The directory contains one training json file and multiple types of test json files.
challenge_dir - string. Directory where final results are saved.
testsize - int. The number of maximum test playlist in each test case.
[DAE]
epochs - int. Number of training epoch.
batch - int. batch size.
lr - float. learning rate.
reg_lamdba - float. regularization constant.
hidden - int. DAE hidden layer size.
test_seed - comma seperated int(or int+’r’) list. Seed numbers that you run the test after each epoch.
test_seed = 1,5,10 means the system runs test after each epoch by reading test-1, test-5, test-10 json file in the directory set in fold_dir.
update_seed - comma seperated int(or int+’r’) list. Seed numbers that is considered when updating parameters. Update_seed must be inner set of test_seed.
test_seed = 25r,100r , update_seed = 100r means the system runs test after each epoch by reading test-25r, test-100r json file, creates log,
and update parameters if the test-100r’s r-precision value increases.
keep_prob - float(0.0<x<=1.0). Drop out keep probability in hidden layer.
keep_prob = 0.75 means drop out 25% of input for every batch.
input_kp - comma seperated floats list(0.0<x<=1.0). Denoising keep probability range in input layer.
input_kp = 0.5, 0.8 means denoise randomly selected probability between 50%~20%.
firstN_range - comma seperated floats or int list. The range to draw a random number n,.
when you set the tracks from 0th track to n-th track of a playlist as input value.
You can set it up in three different ways.
firstN_range = -1 means to consider all the songs in the playlist as an input value.
firstN_range = float a , float b means set input track range from 0-th to random(a*N, b*N). (N is the length of the playlist)
firstN_range = int a , int b means set input track range from 0-th to random(a, b).
ex)
firstN_range - -1 : 0~N
firstN_range - 0,50 : 0~random(0,50)
firstN_range - 0.3,0.6 : 0~random(N*0.3, N*0.6)
initval - string. Name of pickle file which contains pretrained parameters. Set NULL if no initial value.
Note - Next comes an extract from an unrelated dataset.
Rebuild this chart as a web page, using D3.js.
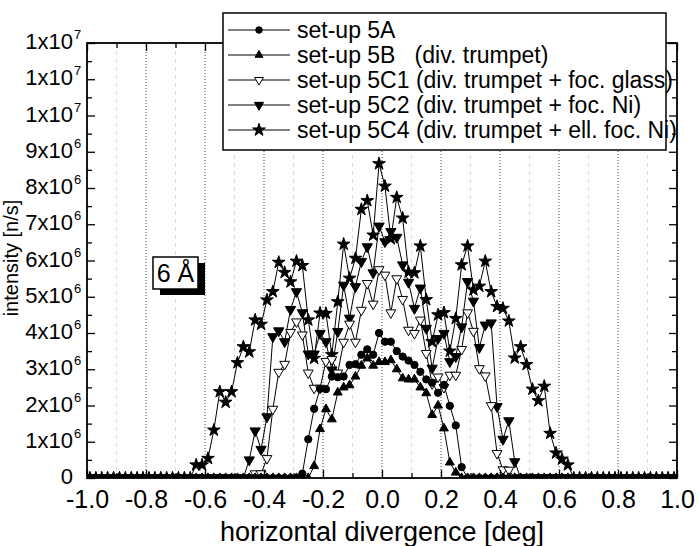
<!DOCTYPE html>
<html><head><meta charset="utf-8">
<script src="https://cdn.jsdelivr.net/npm/d3@7"></script>
<style>
body{margin:0;background:#fff}
svg{display:block}
text{font-family:"Liberation Sans",Arial,Helvetica,sans-serif;fill:#000}
</style>
</head><body>
<svg id="c" width="700" height="546"></svg>
<script>
// ---------- data (intensity in units of 10^6 n/s) ----------
const divergence = [-0.99,-0.97,-0.95,-0.93,-0.91,-0.89,-0.87,-0.85,-0.83,-0.81,-0.79,-0.77,-0.75,-0.73,-0.71,-0.69,-0.67,-0.65,-0.63,-0.61,-0.59,-0.57,-0.55,-0.53,-0.51,-0.49,-0.47,-0.45,-0.43,-0.41,-0.39,-0.37,-0.35,-0.33,-0.31,-0.29,-0.27,-0.25,-0.23,-0.21,-0.19,-0.17,-0.15,-0.13,-0.11,-0.09,-0.07,-0.05,-0.03,-0.01,
0.01,0.03,0.05,0.07,0.09,0.11,0.13,0.15,0.17,0.19,0.21,0.23,0.25,0.27,0.29,0.31,0.33,0.35,0.37,0.39,0.41,0.43,0.45,0.47,0.49,0.51,0.53,0.55,0.57,0.59,0.61,0.63,0.65,0.67,0.69,0.71,0.73,0.75,0.77,0.79,0.81,0.83,0.85,0.87,0.89,0.91,0.93,0.95,0.97,0.99];

const setup5A = [0,0,0,0,0,0,0,0,0,0,0,0,0,0,0,0,0,0,0,0,0,0,0,0,0,0,0,0,0,0,0,0,0,0,0,0,
0.12,1.07,1.91,2.46,2.45,2.8,2.78,2.8,3.12,3.14,3.4,3.55,3.4,4.0,
3.76,3.76,3.5,3.35,3.24,3.12,2.93,2.72,2.63,2.35,2.57,1.99,1.45,0.3,
0,0,0,0,0,0,0,0,0,0,0,0,0,0,0,0,0,0,0,0,0,0,0,0,0,0,0,0,0,0,0,0,0,0,0,0];

const setup5B = [0,0,0,0,0,0,0,0,0,0,0,0,0,0,0,0,0,0,0,0,0,0,0,0,0,0,0,0,0,0,0,0,0,0,0,0,0,0,
0.33,1.35,1.9,1.62,2.36,2.5,2.56,2.8,3.1,3.3,3.1,3.2,
3.2,3.25,3.0,2.75,2.72,2.72,2.5,2.34,1.74,2.0,1.37,0.43,0.15,
0,0,0,0,0,0,0,0,0,0,0,0,0,0,0,0,0,0,0,0,0,0,0,0,0,0,0,0,0,0,0,0,0,0,0,0,0];

const setup5C1 = [0,0,0,0,0,0,0,0,0,0,0,0,0,0,0,0,0,0,0,0,0,0,0,0,0,0,0,0,
0.12,0.12,0.54,1.9,2.92,3.14,4.02,4.31,3.95,2.9,2.48,2.48,3.22,3.27,2.9,3.75,4.25,3.75,4.63,5.37,4.8,5.75,
5.6,4.56,5.5,4.93,4.08,3.99,4.36,3.44,2.6,2.79,2.5,2.84,2.84,3.55,4.56,4.05,3.02,2.82,2.0,0.68,0.23,0.22,
0,0,0,0,0,0,0,0,0,0,0,0,0,0,0,0,0,0,0,0,0,0,0,0,0,0,0,0];

const setup5C2 = [0,0,0,0,0,0,0,0,0,0,0,0,0,0,0,0,0,0,0,0,0,0,0,0,0,0,0,
0.5,1.3,0.79,1.69,3.9,4.06,3.76,4.65,5.14,4.56,3.42,3.42,3.99,3.76,2.98,4.04,5.32,4.41,5.28,5.97,6.38,5.66,6.95,
6.52,6.8,6.64,5.88,5.4,4.68,5.24,4.13,3.03,3.85,3.99,3.21,3.35,4.17,5.42,4.88,3.6,4.22,4.28,1.97,1.07,1.58,0.45,
0,0,0,0,0,0,0,0,0,0,0,0,0,0,0,0,0,0,0,0,0,0,0,0,0,0,0];

const setup5C4 = [0,0,0,0,0,0,0,0,0,0,0,0,0,0,0,0,0,0,
0.36,0.36,0.54,1.32,2.38,2.09,2.38,3.18,3.62,3.48,4.36,4.24,4.91,5.14,5.95,5.67,5.41,5.98,5.86,4.36,3.3,4.55,4.54,3.4,4.86,6.45,5.51,6.06,7.41,7.65,6.7,8.67,
8.05,6.6,7.74,7.17,5.68,5.66,6.4,4.92,3.76,4.5,4.56,3.5,4.4,5.88,6.4,5.19,5.29,5.98,5.14,4.73,4.68,4.33,3.31,3.62,3.13,2.45,2.13,2.53,1.23,0.69,0.52,0.36,
0,0,0,0,0,0,0,0,0,0,0,0,0,0,0,0,0,0];

const seriesNames = ["set-up 5A","set-up 5B   (div. trumpet)","set-up 5C1 (div. trumpet + foc. glass)","set-up 5C2 (div. trumpet + foc. Ni)","set-up 5C4 (div. trumpet + ell. foc. Ni)"];
const seriesKeys = ["5A","5B","5C1","5C2","5C4"];
const seriesValues = [setup5A, setup5B, setup5C1, setup5C2, setup5C4];

const xTicks = [-1,-0.8,-0.6,-0.4,-0.2,0,0.2,0.4,0.6,0.8,1];
const xTickLabels = ["-1.0","-0.8","-0.6","-0.4","-0.2","0.0","0.2","0.4","0.6","0.8","1.0"];
const xMinorTicks = [-0.9,-0.7,-0.5,-0.3,-0.1,0.1,0.3,0.5,0.7,0.9];
const yTicks = [0,1,2,3,4,5,6,7,8,9,10,11,12];
const yTickBase = ["0","1x10","2x10","3x10","4x10","5x10","6x10","7x10","8x10","9x10","1x10","1x10","1x10"];
const yTickExp = ["","6","6","6","6","6","6","6","6","6","7","7","7"];
const yMinorTicks = [0.5,1.5,2.5,3.5,4.5,5.5,6.5,7.5,8.5,9.5,10.5,11.5];
const xTitle = "horizontal divergence [deg]";
const yTitle = "intensity [n/s]";
const annotation = "6 Å";

// ---------- layout ----------
const L = 87, R = 677, T = 43, B = 478;
const x = d3.scaleLinear([-1, 1], [L, R]);
const y = d3.scaleLinear([0, 12], [B, T]);
const svg = d3.select("#c");

svg.append("defs").append("clipPath").attr("id","plot")
  .append("rect").attr("x",L).attr("y",T).attr("width",R-L).attr("height",B-T);

// grid
svg.append("g").selectAll("line").data(xMinorTicks).join("line")
  .attr("x1",d=>x(d)).attr("x2",d=>x(d)).attr("y1",T).attr("y2",B)
  .attr("stroke","#dcdcdc").attr("stroke-width",1).attr("stroke-dasharray","4,4");
svg.append("g").selectAll("line").data(xTicks.slice(1,-1)).join("line")
  .attr("x1",d=>x(d)).attr("x2",d=>x(d)).attr("y1",T).attr("y2",B)
  .attr("stroke","#444").attr("stroke-width",1).attr("stroke-dasharray","1,2");

// symbols
function symbolPath(key, small) {
  const k = small ? 0.8 : 1;
  if (key === "5A") return d3.symbol(d3.symbolCircle, 42*k)();
  if (key === "5B") return d3.symbol(d3.symbolTriangle, 34*k)();
  if (key === "5C1") return d3.symbol(d3.symbolTriangle, 42*k)();
  if (key === "5C2") return d3.symbol(d3.symbolTriangle, 46*k)();
  return d3.symbol(d3.symbolStar, 50)();
}
function symbolRot(key){ return (key==="5C1"||key==="5C2") ? " rotate(180)" : ""; }
function symbolFill(key){ return key==="5C1" ? "#fff" : "#000"; }

const plotG = svg.append("g").attr("clip-path","url(#plot)");
const line = d3.line().x(d=>x(d[0])).y(d=>y(d[1]));
const drawOrder = [4,3,2,1,0];
drawOrder.forEach(si => {
  const key = seriesKeys[si];
  const pts = divergence.map((d,i)=>[d, seriesValues[si][i]]);
  plotG.append("path").datum(pts).attr("d", line)
    .attr("fill","none").attr("stroke","#000").attr("stroke-width",1);
  plotG.append("g").selectAll("path").data(pts).join("path")
    .attr("d", symbolPath(key,false))
    .attr("transform", d=>`translate(${x(d[0])},${y(d[1])})${symbolRot(key)}`)
    .attr("fill", symbolFill(key)).attr("stroke","#000").attr("stroke-width",1);
});

// axes (ticks inward)
const axB = d3.axisBottom(x).tickValues(xTicks).tickSizeInner(-8).tickSizeOuter(0).tickPadding(12)
  .tickFormat((d,i)=>xTickLabels[i]);
const gB = svg.append("g").attr("transform",`translate(0,${B})`).call(axB);
gB.selectAll("text").attr("font-size",25).style("font-family",'"Liberation Sans",Arial,sans-serif');
svg.append("g").attr("transform",`translate(0,${B})`)
  .call(d3.axisBottom(x).tickValues(xMinorTicks).tickSizeInner(-5).tickSizeOuter(0).tickFormat(""));
svg.append("g").attr("transform",`translate(0,${T})`)
  .call(d3.axisTop(x).tickValues(xTicks).tickSizeInner(-8).tickSizeOuter(0).tickFormat(""));
svg.append("g").attr("transform",`translate(0,${T})`)
  .call(d3.axisTop(x).tickValues(xMinorTicks).tickSizeInner(-5).tickSizeOuter(0).tickFormat(""));

svg.append("g").attr("transform",`translate(${L},0)`)
  .call(d3.axisLeft(y).tickValues(yTicks).tickSizeInner(-8).tickSizeOuter(0).tickFormat(""));
svg.append("g").attr("transform",`translate(${L},0)`)
  .call(d3.axisLeft(y).tickValues(yMinorTicks).tickSizeInner(-5).tickSizeOuter(0).tickFormat(""));
svg.append("g").attr("transform",`translate(${R},0)`)
  .call(d3.axisRight(y).tickValues(yTicks).tickSizeInner(-8).tickSizeOuter(0).tickFormat(""));
svg.append("g").attr("transform",`translate(${R},0)`)
  .call(d3.axisRight(y).tickValues(yMinorTicks).tickSizeInner(-5).tickSizeOuter(0).tickFormat(""));
svg.selectAll(".domain").remove();
svg.selectAll(".tick line").attr("stroke","#000").attr("stroke-width",1.3);

// y tick labels with superscripts
const yl = svg.append("g");
yl.selectAll("text.b").data(yTicks).join("text").attr("class","b")
  .attr("x",73).attr("y",d=>y(d)+6).attr("text-anchor","end").attr("font-size",22)
  .text((d,i)=>yTickBase[i]);
yl.selectAll("text.e").data(yTicks).join("text").attr("class","e")
  .attr("x",74).attr("y",d=>y(d)-4).attr("font-size",13)
  .text((d,i)=>yTickExp[i]);

// frame
svg.append("rect").attr("x",L).attr("y",T).attr("width",R-L).attr("height",B-T)
  .attr("fill","none").attr("stroke","#000").attr("stroke-width",1.8);

// titles
svg.append("text").attr("x",(L+R)/2).attr("y",541).attr("text-anchor","middle")
  .attr("font-size",27).text(xTitle);
svg.append("text").attr("transform","translate(18,258) rotate(-90)").attr("text-anchor","middle")
  .attr("font-size",20).text(yTitle);

// 6 Å annotation box
svg.append("rect").attr("x",160).attr("y",263).attr("width",45).attr("height",32).attr("fill","#000");
svg.append("rect").attr("x",153).attr("y",257).attr("width",45).attr("height",32)
  .attr("fill","#fff").attr("stroke","#000").attr("stroke-width",1.5);
svg.append("text").attr("x",175.5).attr("y",282).attr("text-anchor","middle").attr("font-size",25).text(annotation);

// legend
const lg = svg.append("g");
lg.append("rect").attr("x",223).attr("y",13).attr("width",443).attr("height",137)
  .attr("fill","#fff").attr("stroke","#000").attr("stroke-width",1.5);
seriesNames.forEach((name,i)=>{
  const key = seriesKeys[i];
  const cy = 30 + i*25;
  lg.append("line").attr("x1",228).attr("x2",290).attr("y1",cy).attr("y2",cy)
    .attr("stroke","#000").attr("stroke-width",1);
  lg.append("path").attr("d",symbolPath(key,true))
    .attr("transform",`translate(259,${cy})${symbolRot(key)}`)
    .attr("fill",symbolFill(key)).attr("stroke","#000").attr("stroke-width",1);
  lg.append("text").attr("x",297).attr("y",cy+8).attr("font-size",23)
    .style("white-space","pre").text(name);
});
</script>
</body></html>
save - string. Name of pickle file to store the updated parameters.
[PRETRAIN]
epochs - int. Number of training epoch.
batch - int. batch size.
lr - float. learning rate.
reg_lamdba - float. regularization constant.
save - string. Name of pickle file to store the updated parameters.
[TITLE]
epochs - int. Number of training epoch.
batch - int. batch size.
lr - float. learning rate.
keep_prob - float(0.0<x<=1.0). Drop out keep probability in DAE hidden layer.
input_kp - comma seperated floats(0.0<x<=1.0). Denoising keep probability range in input layer.
title_kp - float(0.0<x<=1.0). Drop out keep probability in title model hidden layer.
test_seed - comma seperated int(or int+’r’) list. Seed numbers that you run the test after each epoch.
update_seed - comma seperated int(or int+’r’) list. Seed numbers that is considered when updating parameters.
char_model - Char_CNN or Char_RNN
rnn_hidden - int. Set this one if char_model is Char_RNN. RNN hidden size.
filter_num - int. Set this one if char_model is Char_CNN. Number of CNN filters.
filter_size - comma seperated int list. Set this one if char_model is Char_CNN. Size of CNN filters.
char_emb - int. Character embedding size. One-hot if the value is 0.
DAEval - string. Name of pickle file where the parameters of DAE is saved.
save - string. Name of checkpoint file which saves updated tensor graph.
[CHALLENGE]
batch - int. batch size.
challenge_data - string. Name of challenge file whose format is modified to fit our system in data-dir.
result - string. Name of pifckle file to save the result.